輸血を通じてドナーの脳内出血リスクがレシピエントに引き継がれる?
Intracerebral Hemorrhage Among Blood Donors and Their Transfusion Recipients
背景
脳アミロイド血管症は、認知的に問題のない高齢者でも5%以上に認められる、高血圧に次ぐ特発性脳内出血(ICH)の原因であるが、2015年のNature論文は、これが伝染性である可能性を示唆している(https://doi.org/10.1038/nature15369)。

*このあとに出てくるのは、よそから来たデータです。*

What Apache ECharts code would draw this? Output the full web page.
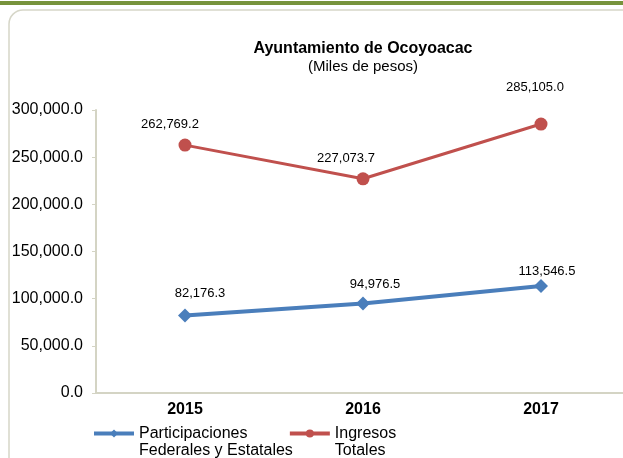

スウェーデンKarolinska InstitutetのZhaoらは、スウェーデンの759,858名からなる一次コホート、デンマークの329,512名からなる検証コホート、および両国で1970年以降、赤血球輸血を受けた5〜80歳の全患者1,089,370名において、単回または複数回の特発性ICHを発症したドナーから赤血球輸血を受けた患者で、特発性ICHリスクが増加するかを探索的に検証した。
結論
特発性ICHを複数回発症したドナーから輸血を受けた患者では、特発性ICHを発症するリスクが有意に高かった(スウェーデンコホートの調整ハザード比 2.73, デンマークのハザード比 2.32)。一方、特発性ICHを1回だけ発症したドナーから輸血を受けた患者では、特発性ICHリスクの増加は認められなかった。
また、虚血性脳卒中についても有意な差は認められなかった。
評価
ドナー・レシピエント歴も含めてすべての医療記録が電子化されているスウェーデン・デンマークでのみ可能な研究で、複数回のICH発症歴のあるドナー(脳アミロイド血管症が疑われる)から赤血球輸血を受けた患者では、ICHリスクが増加するという驚くべき関連を明らかにした。
脳梗塞については関連がみられなかったことも含め、脳アミロイド血管症の伝染性を示唆する結果で、機序の掘り下げが望まれる。